Exercise task. From the listing below, extract every line containing "standalone".

Source code of charts:
-- Start --
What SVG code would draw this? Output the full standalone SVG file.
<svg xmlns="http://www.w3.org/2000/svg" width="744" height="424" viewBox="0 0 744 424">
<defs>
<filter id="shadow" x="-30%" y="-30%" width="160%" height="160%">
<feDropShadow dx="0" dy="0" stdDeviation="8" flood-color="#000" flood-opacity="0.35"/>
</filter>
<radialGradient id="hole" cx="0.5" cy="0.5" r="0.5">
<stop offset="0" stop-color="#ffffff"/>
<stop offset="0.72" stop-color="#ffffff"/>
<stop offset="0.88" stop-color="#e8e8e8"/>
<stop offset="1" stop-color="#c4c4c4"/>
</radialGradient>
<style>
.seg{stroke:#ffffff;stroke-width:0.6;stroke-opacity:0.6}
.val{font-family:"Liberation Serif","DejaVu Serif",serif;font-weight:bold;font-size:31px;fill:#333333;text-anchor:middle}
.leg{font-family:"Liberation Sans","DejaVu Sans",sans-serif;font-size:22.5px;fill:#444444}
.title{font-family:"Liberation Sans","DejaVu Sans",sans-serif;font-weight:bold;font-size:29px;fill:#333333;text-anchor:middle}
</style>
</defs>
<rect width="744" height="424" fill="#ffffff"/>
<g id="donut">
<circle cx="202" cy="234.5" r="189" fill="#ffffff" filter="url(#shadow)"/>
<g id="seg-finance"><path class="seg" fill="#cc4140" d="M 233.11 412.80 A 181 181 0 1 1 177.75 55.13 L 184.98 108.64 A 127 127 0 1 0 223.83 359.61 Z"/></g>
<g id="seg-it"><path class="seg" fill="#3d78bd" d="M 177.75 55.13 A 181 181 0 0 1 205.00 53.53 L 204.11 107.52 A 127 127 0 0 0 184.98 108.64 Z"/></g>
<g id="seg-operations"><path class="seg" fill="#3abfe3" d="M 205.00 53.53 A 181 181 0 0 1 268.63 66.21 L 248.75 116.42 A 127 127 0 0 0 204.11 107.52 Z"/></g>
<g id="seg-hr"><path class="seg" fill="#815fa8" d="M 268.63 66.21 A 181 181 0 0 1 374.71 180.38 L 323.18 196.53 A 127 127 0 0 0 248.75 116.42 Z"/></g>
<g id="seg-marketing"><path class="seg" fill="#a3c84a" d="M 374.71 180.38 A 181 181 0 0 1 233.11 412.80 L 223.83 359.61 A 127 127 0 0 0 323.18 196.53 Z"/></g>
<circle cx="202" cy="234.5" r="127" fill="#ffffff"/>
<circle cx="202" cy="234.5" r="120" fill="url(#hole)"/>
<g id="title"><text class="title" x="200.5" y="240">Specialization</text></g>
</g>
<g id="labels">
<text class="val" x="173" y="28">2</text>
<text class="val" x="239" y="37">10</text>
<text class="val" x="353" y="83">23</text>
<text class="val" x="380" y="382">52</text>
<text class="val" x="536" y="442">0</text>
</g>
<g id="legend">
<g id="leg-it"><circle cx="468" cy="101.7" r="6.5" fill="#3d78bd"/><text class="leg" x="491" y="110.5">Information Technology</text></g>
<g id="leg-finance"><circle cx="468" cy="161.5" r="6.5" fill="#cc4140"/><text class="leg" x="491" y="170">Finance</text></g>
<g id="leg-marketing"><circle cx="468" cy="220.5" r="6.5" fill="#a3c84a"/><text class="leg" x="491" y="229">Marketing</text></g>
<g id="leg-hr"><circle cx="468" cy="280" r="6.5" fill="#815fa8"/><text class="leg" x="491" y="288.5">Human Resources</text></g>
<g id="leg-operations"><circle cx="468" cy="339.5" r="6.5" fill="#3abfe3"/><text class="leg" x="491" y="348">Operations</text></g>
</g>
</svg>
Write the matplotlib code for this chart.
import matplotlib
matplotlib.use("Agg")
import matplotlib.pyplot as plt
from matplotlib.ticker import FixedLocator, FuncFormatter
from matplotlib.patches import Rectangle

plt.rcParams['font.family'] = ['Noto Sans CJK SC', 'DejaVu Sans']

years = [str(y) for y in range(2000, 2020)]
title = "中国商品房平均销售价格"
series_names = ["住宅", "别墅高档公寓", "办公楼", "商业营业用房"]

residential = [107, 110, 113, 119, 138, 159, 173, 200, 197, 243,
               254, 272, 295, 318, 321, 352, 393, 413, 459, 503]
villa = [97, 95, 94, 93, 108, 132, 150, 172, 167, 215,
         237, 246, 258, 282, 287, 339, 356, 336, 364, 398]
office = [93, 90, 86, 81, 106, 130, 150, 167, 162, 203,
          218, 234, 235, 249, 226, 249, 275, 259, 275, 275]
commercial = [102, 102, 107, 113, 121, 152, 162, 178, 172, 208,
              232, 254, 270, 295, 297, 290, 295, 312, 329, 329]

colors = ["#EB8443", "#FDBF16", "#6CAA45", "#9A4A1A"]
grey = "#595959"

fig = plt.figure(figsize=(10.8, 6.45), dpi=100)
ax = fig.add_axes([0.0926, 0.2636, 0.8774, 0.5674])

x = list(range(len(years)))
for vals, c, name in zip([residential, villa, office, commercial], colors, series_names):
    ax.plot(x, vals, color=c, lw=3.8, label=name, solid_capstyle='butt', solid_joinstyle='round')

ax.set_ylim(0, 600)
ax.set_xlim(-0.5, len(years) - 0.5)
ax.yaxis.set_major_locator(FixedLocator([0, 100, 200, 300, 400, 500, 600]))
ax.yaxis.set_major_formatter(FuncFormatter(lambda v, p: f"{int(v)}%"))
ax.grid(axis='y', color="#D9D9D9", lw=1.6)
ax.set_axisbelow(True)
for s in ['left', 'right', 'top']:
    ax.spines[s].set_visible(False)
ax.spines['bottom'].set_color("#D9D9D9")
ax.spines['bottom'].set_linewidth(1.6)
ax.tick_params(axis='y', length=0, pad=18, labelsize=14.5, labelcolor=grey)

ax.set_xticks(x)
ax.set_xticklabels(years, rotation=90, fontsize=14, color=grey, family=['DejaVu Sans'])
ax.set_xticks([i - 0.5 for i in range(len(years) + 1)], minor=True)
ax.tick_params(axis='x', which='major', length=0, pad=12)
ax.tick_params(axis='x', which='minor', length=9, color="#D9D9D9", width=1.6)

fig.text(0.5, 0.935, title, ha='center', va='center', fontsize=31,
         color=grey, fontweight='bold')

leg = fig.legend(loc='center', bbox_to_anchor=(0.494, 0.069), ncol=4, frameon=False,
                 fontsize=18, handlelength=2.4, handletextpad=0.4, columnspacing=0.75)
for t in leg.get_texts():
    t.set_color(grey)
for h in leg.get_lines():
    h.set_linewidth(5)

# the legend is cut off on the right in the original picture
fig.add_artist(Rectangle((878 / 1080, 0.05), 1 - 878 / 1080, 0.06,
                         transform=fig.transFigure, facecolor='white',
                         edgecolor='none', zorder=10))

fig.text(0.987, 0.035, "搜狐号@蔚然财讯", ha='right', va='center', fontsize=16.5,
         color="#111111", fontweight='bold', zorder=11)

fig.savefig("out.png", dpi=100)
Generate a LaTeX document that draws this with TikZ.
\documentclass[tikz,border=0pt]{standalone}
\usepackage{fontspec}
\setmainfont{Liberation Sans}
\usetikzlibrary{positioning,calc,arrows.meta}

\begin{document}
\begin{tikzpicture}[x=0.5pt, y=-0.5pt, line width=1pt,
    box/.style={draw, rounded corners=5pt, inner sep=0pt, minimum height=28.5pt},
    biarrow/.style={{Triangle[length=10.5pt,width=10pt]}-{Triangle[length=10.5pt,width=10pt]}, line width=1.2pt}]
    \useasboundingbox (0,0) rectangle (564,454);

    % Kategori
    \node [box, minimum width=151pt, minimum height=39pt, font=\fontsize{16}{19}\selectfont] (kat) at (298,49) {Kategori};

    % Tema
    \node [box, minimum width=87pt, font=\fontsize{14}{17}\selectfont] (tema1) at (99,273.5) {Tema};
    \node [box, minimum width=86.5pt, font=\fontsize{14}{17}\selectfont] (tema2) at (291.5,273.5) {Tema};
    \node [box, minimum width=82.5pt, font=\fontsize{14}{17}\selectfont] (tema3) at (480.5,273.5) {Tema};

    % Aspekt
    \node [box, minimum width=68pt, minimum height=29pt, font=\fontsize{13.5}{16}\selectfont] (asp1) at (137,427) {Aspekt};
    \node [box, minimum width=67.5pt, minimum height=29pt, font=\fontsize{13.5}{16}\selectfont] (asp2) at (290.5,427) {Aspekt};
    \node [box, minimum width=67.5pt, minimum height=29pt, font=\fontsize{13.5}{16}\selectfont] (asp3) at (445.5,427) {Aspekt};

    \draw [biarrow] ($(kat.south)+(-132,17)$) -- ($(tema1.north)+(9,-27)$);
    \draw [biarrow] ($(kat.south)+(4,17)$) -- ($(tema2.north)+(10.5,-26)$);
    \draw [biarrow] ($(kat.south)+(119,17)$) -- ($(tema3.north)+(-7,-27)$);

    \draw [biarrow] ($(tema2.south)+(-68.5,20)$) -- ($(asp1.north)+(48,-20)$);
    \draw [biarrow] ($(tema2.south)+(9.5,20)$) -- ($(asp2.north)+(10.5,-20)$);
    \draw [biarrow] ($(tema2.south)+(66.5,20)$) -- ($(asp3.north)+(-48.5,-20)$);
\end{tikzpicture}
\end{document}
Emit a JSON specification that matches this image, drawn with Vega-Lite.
-- End --
Solution to this exercise.
What SVG code would draw this? Output the full standalone SVG file.
\documentclass[tikz,border=0pt]{standalone}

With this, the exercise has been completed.